WHAT THE TASK ASKS:
Give all the lines below again, exactly, with no pictures.
___ DATASET SECTION
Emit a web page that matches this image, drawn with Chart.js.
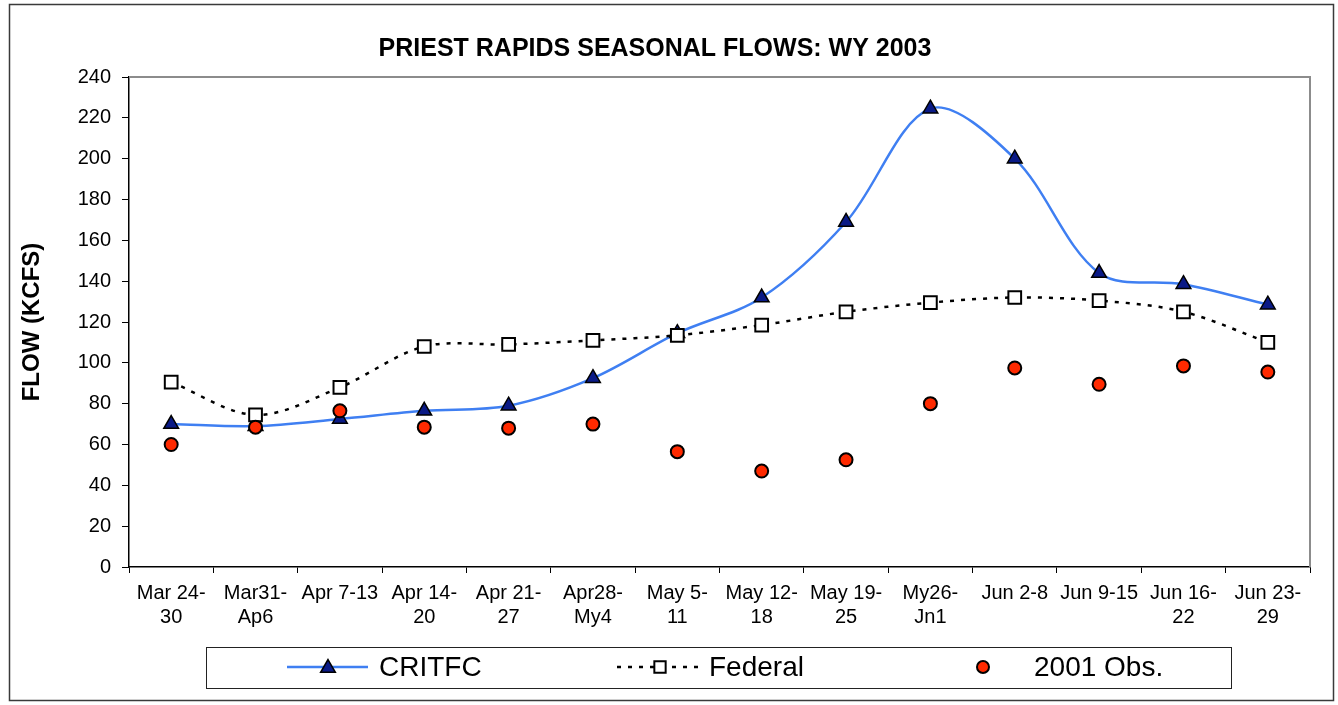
<!DOCTYPE html>
<html>
<head>
<meta charset="utf-8">
<title>Priest Rapids Seasonal Flows</title>
<script src="https://cdn.jsdelivr.net/npm/chart.js@4/dist/chart.umd.min.js"></script>
<style>
  body { margin: 0; background: #fff; }
  #wrap { width: 1338px; height: 705px; }
</style>
</head>
<body>
<div id="wrap"><canvas id="flow-chart" width="1338" height="705"></canvas></div>
<script>

let weekLabels = [
  ["Mar 24-", "30"], ["Mar31-", "Ap6"], ["Apr 7-13"], ["Apr 14-", "20"],
  ["Apr 21-", "27"], ["Apr28-", "My4"], ["May 5-", "11"], ["May 12-", "18"],
  ["May 19-", "25"], ["My26-", "Jn1"], ["Jun 2-8"], ["Jun 9-15"],
  ["Jun 16-", "22"], ["Jun 23-", "29"]
];
let critfcFlow = [70, 69, 72.5, 76.5, 79, 92.5, 114.5, 132, 169, 224.5, 200, 144, 138.5, 128.5];
let federalFlow = [90.5, 74.5, 88, 108, 109, 111, 113.5, 118.5, 125, 129.5, 132, 130.5, 125, 110];
let obs2001Flow = [60, 68.5, 76.5, 68.5, 68, 70, 56.5, 47, 52.5, 80, 97.5, 89.5, 98.5, 95.5];
let yTicks = [0, 20, 40, 60, 80, 100, 120, 140, 160, 180, 200, 220, 240];

let fontFamily = "'Liberation Sans', Arial, Helvetica, sans-serif";
let critfcBlue = "#3f7ff2";
let triangleNavy = "#0a1a86";
let obsRed = "#ff2a00";

Chart.defaults.font.family = fontFamily;
Chart.defaults.color = "#000";

function drawMarker(ctx, style, x, y, r, fill, stroke, width){
  ctx.save();
  ctx.beginPath();
  if (style == "triangle"){
    ctx.moveTo(x, y - r);
    ctx.lineTo(x + r * 0.866, y + r * 0.5);
    ctx.lineTo(x - r * 0.866, y + r * 0.5);
    ctx.closePath();
  } else if (style == "rect"){
    let s = r * Math.SQRT1_2;
    ctx.rect(x - s, y - s, 2 * s, 2 * s);
  } else {
    ctx.arc(x, y, r, 0, Math.PI * 2);
  }
  ctx.fillStyle = fill;
  ctx.fill();
  ctx.lineWidth = width;
  ctx.strokeStyle = stroke;
  ctx.stroke();
  ctx.restore();
}

// plot frame, outer border and the excel style legend box
let framePlugin = {
  id: "frame",
  beforeDatasetsDraw(chart){
    let a = chart.chartArea;
    let ctx = chart.ctx;
    ctx.save();
    ctx.strokeStyle = "#8c8c8c";
    ctx.lineWidth = 2;
    ctx.beginPath();
    ctx.moveTo(a.left, a.top);
    ctx.lineTo(a.right, a.top);
    ctx.lineTo(a.right, a.bottom);
    ctx.stroke();
    ctx.restore();
  },
  afterDraw(chart){
    let ctx = chart.ctx;
    let ds = chart.data.datasets;
    ctx.save();
    ctx.strokeStyle = "#3a3a3a";
    ctx.lineWidth = 1.5;
    ctx.strokeRect(9.5, 4.5, 1324, 696);

    ctx.strokeStyle = "#222";
    ctx.lineWidth = 1;
    ctx.strokeRect(206.5, 647.5, 1025, 41);

    let ly = 667;
    ctx.font = "28px " + fontFamily;
    ctx.fillStyle = "#000";
    ctx.textBaseline = "middle";

    ctx.strokeStyle = ds[0].borderColor;
    ctx.lineWidth = ds[0].borderWidth;
    ctx.beginPath();
    ctx.moveTo(287, ly);
    ctx.lineTo(368, ly);
    ctx.stroke();
    drawMarker(ctx, "triangle", 328, ly + 1, 8.5, triangleNavy, "#000", 1.5);
    ctx.fillText(ds[0].label, 379, ly + 1);

    ctx.strokeStyle = ds[1].borderColor;
    ctx.lineWidth = ds[1].borderWidth;
    ctx.setLineDash(ds[1].borderDash);
    ctx.beginPath();
    ctx.moveTo(617, ly);
    ctx.lineTo(702, ly);
    ctx.stroke();
    ctx.setLineDash([]);
    drawMarker(ctx, "rect", 660, ly, 8, "#fff", "#000", 2);
    ctx.fillText(ds[1].label, 709, ly + 1);

    drawMarker(ctx, "circle", 983, ly, 6, obsRed, "#000", 2);
    ctx.fillText(ds[2].label, 1034, ly + 1);
    ctx.restore();
  }
};

function loadGraph(){
  let ctx = document.getElementById("flow-chart");
  let myChart = new Chart(ctx, {
    type: "line",
    data: {
      labels: weekLabels,
      datasets: [{
          label: "CRITFC",
          data: critfcFlow,
          borderColor: critfcBlue,
          borderWidth: 2.5,
          tension: 0.33,
          fill: false,
          pointStyle: "triangle",
          pointRadius: 8.5,
          pointBackgroundColor: triangleNavy,
          pointBorderColor: "#000",
          pointBorderWidth: 1.5,
          order: 2
        }, {
          label: "Federal",
          data: federalFlow,
          borderColor: "#000",
          borderWidth: 2.5,
          borderDash: [4, 7],
          tension: 0.33,
          fill: false,
          pointStyle: "rect",
          pointRadius: 9,
          pointBackgroundColor: "#fff",
          pointBorderColor: "#000",
          pointBorderWidth: 2,
          order: 1
        }, {
          label: "2001 Obs.",
          data: obs2001Flow,
          showLine: false,
          pointStyle: "circle",
          pointRadius: 6.5,
          pointBackgroundColor: obsRed,
          pointBorderColor: "#000",
          pointBorderWidth: 2,
          order: 0
        }
      ]
    },
    options: {
      responsive: false,
      animation: false,
      devicePixelRatio: 1,
      layout: { padding: { left: 0, right: 28, top: 0, bottom: 0 } },
      plugins: {
        legend: { display: false },
        tooltip: { enabled: false },
        title: {
          display: true,
          text: "PRIEST RAPIDS SEASONAL FLOWS: WY 2003",
          font: { size: 25, weight: "bold" },
          color: "#000",
          padding: { top: 34, bottom: 13 }
        }
      },
      scales: {
        x: {
          type: "category",
          offset: true,
          grid: { display: true, drawOnChartArea: false, drawTicks: true, tickLength: 6, color: "#000", offset: true },
          border: { display: true, color: "#000", width: 1.5 },
          ticks: { autoSkip: false, maxRotation: 0, minRotation: 0, padding: 8, font: { size: 20 }, color: "#000" },
          afterFit(scale){ scale.height = 138; }
        },
        y: {
          min: 0,
          max: 240,
          afterBuildTicks(scale){ scale.ticks = yTicks.map(function(v){ return { value: v }; }); },
          grid: { display: true, drawOnChartArea: false, drawTicks: true, tickLength: 7, color: "#000" },
          border: { display: true, color: "#000", width: 1.5 },
          ticks: { padding: 11, font: { size: 20 }, color: "#000" },
          title: {
            display: true,
            text: "FLOW (KCFS)",
            font: { size: 24, weight: "bold" },
            color: "#000",
            padding: { top: 18, bottom: 0 }
          },
          afterFit(scale){ scale.width = 129; }
        }
      }
    },
    plugins: [framePlugin]
  });
}

loadGraph();
</script>
</body>
</html>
______
SOLUTION TO THIS EXERCISE:
Emit a web page that matches this image, drawn with Chart.js.
<!DOCTYPE html>
<html>
<head>
<meta charset="utf-8">
<title>Priest Rapids Seasonal Flows</title>
<script src="https://cdn.jsdelivr.net/npm/chart.js@4/dist/chart.umd.min.js"></script>
<style>
  body { margin: 0; background: #fff; }
  #wrap { width: 1338px; height: 705px; }
</style>
</head>
<body>
<div id="wrap"><canvas id="flow-chart" width="1338" height="705"></canvas></div>
<script>

let weekLabels = [
  ["Mar 24-", "30"], ["Mar31-", "Ap6"], ["Apr 7-13"], ["Apr 14-", "20"],
  ["Apr 21-", "27"], ["Apr28-", "My4"], ["May 5-", "11"], ["May 12-", "18"],
  ["May 19-", "25"], ["My26-", "Jn1"], ["Jun 2-8"], ["Jun 9-15"],
  ["Jun 16-", "22"], ["Jun 23-", "29"]
];
let critfcFlow = [70, 69, 72.5, 76.5, 79, 92.5, 114.5, 132, 169, 224.5, 200, 144, 138.5, 128.5];
let federalFlow = [90.5, 74.5, 88, 108, 109, 111, 113.5, 118.5, 125, 129.5, 132, 130.5, 125, 110];
let obs2001Flow = [60, 68.5, 76.5, 68.5, 68, 70, 56.5, 47, 52.5, 80, 97.5, 89.5, 98.5, 95.5];
let yTicks = [0, 20, 40, 60, 80, 100, 120, 140, 160, 180, 200, 220, 240];

let fontFamily = "'Liberation Sans', Arial, Helvetica, sans-serif";
let critfcBlue = "#3f7ff2";
let triangleNavy = "#0a1a86";
let obsRed = "#ff2a00";

Chart.defaults.font.family = fontFamily;
Chart.defaults.color = "#000";

function drawMarker(ctx, style, x, y, r, fill, stroke, width){
  ctx.save();
  ctx.beginPath();
  if (style == "triangle"){
    ctx.moveTo(x, y - r);
    ctx.lineTo(x + r * 0.866, y + r * 0.5);
    ctx.lineTo(x - r * 0.866, y + r * 0.5);
    ctx.closePath();
  } else if (style == "rect"){
    let s = r * Math.SQRT1_2;
    ctx.rect(x - s, y - s, 2 * s, 2 * s);
  } else {
    ctx.arc(x, y, r, 0, Math.PI * 2);
  }
  ctx.fillStyle = fill;
  ctx.fill();
  ctx.lineWidth = width;
  ctx.strokeStyle = stroke;
  ctx.stroke();
  ctx.restore();
}

// plot frame, outer border and the excel style legend box
let framePlugin = {
  id: "frame",
  beforeDatasetsDraw(chart){
    let a = chart.chartArea;
    let ctx = chart.ctx;
    ctx.save();
    ctx.strokeStyle = "#8c8c8c";
    ctx.lineWidth = 2;
    ctx.beginPath();
    ctx.moveTo(a.left, a.top);
    ctx.lineTo(a.right, a.top);
    ctx.lineTo(a.right, a.bottom);
    ctx.stroke();
    ctx.restore();
  },
  afterDraw(chart){
    let ctx = chart.ctx;
    let ds = chart.data.datasets;
    ctx.save();
    ctx.strokeStyle = "#3a3a3a";
    ctx.lineWidth = 1.5;
    ctx.strokeRect(9.5, 4.5, 1324, 696);

    ctx.strokeStyle = "#222";
    ctx.lineWidth = 1;
    ctx.strokeRect(206.5, 647.5, 1025, 41);

    let ly = 667;
    ctx.font = "28px " + fontFamily;
    ctx.fillStyle = "#000";
    ctx.textBaseline = "middle";

    ctx.strokeStyle = ds[0].borderColor;
    ctx.lineWidth = ds[0].borderWidth;
    ctx.beginPath();
    ctx.moveTo(287, ly);
    ctx.lineTo(368, ly);
    ctx.stroke();
    drawMarker(ctx, "triangle", 328, ly + 1, 8.5, triangleNavy, "#000", 1.5);
    ctx.fillText(ds[0].label, 379, ly + 1);

    ctx.strokeStyle = ds[1].borderColor;
    ctx.lineWidth = ds[1].borderWidth;
    ctx.setLineDash(ds[1].borderDash);
    ctx.beginPath();
    ctx.moveTo(617, ly);
    ctx.lineTo(702, ly);
    ctx.stroke();
    ctx.setLineDash([]);
    drawMarker(ctx, "rect", 660, ly, 8, "#fff", "#000", 2);
    ctx.fillText(ds[1].label, 709, ly + 1);

    drawMarker(ctx, "circle", 983, ly, 6, obsRed, "#000", 2);
    ctx.fillText(ds[2].label, 1034, ly + 1);
    ctx.restore();
  }
};

function loadGraph(){
  let ctx = document.getElementById("flow-chart");
  let myChart = new Chart(ctx, {
    type: "line",
    data: {
      labels: weekLabels,
      datasets: [{
          label: "CRITFC",
          data: critfcFlow,
          borderColor: critfcBlue,
          borderWidth: 2.5,
          tension: 0.33,
          fill: false,
          pointStyle: "triangle",
          pointRadius: 8.5,
          pointBackgroundColor: triangleNavy,
          pointBorderColor: "#000",
          pointBorderWidth: 1.5,
          order: 2
        }, {
          label: "Federal",
          data: federalFlow,
          borderColor: "#000",
          borderWidth: 2.5,
          borderDash: [4, 7],
          tension: 0.33,
          fill: false,
          pointStyle: "rect",
          pointRadius: 9,
          pointBackgroundColor: "#fff",
          pointBorderColor: "#000",
          pointBorderWidth: 2,
          order: 1
        }, {
          label: "2001 Obs.",
          data: obs2001Flow,
          showLine: false,
          pointStyle: "circle",
          pointRadius: 6.5,
          pointBackgroundColor: obsRed,
          pointBorderColor: "#000",
          pointBorderWidth: 2,
          order: 0
        }
      ]
    },
    options: {
      responsive: false,
      animation: false,
      devicePixelRatio: 1,
      layout: { padding: { left: 0, right: 28, top: 0, bottom: 0 } },
      plugins: {
        legend: { display: false },
        tooltip: { enabled: false },
        title: {
          display: true,
          text: "PRIEST RAPIDS SEASONAL FLOWS: WY 2003",
          font: { size: 25, weight: "bold" },
          color: "#000",
          padding: { top: 34, bottom: 13 }
        }
      },
      scales: {
        x: {
          type: "category",
          offset: true,
          grid: { display: true, drawOnChartArea: false, drawTicks: true, tickLength: 6, color: "#000", offset: true },
          border: { display: true, color: "#000", width: 1.5 },
          ticks: { autoSkip: false, maxRotation: 0, minRotation: 0, padding: 8, font: { size: 20 }, color: "#000" },
          afterFit(scale){ scale.height = 138; }
        },
        y: {
          min: 0,
          max: 240,
          afterBuildTicks(scale){ scale.ticks = yTicks.map(function(v){ return { value: v }; }); },
          grid: { display: true, drawOnChartArea: false, drawTicks: true, tickLength: 7, color: "#000" },
          border: { display: true, color: "#000", width: 1.5 },
          ticks: { padding: 11, font: { size: 20 }, color: "#000" },
          title: {
            display: true,
            text: "FLOW (KCFS)",
            font: { size: 24, weight: "bold" },
            color: "#000",
            padding: { top: 18, bottom: 0 }
          },
          afterFit(scale){ scale.width = 129; }
        }
      }
    },
    plugins: [framePlugin]
  });
}

loadGraph();
</script>
</body>
</html>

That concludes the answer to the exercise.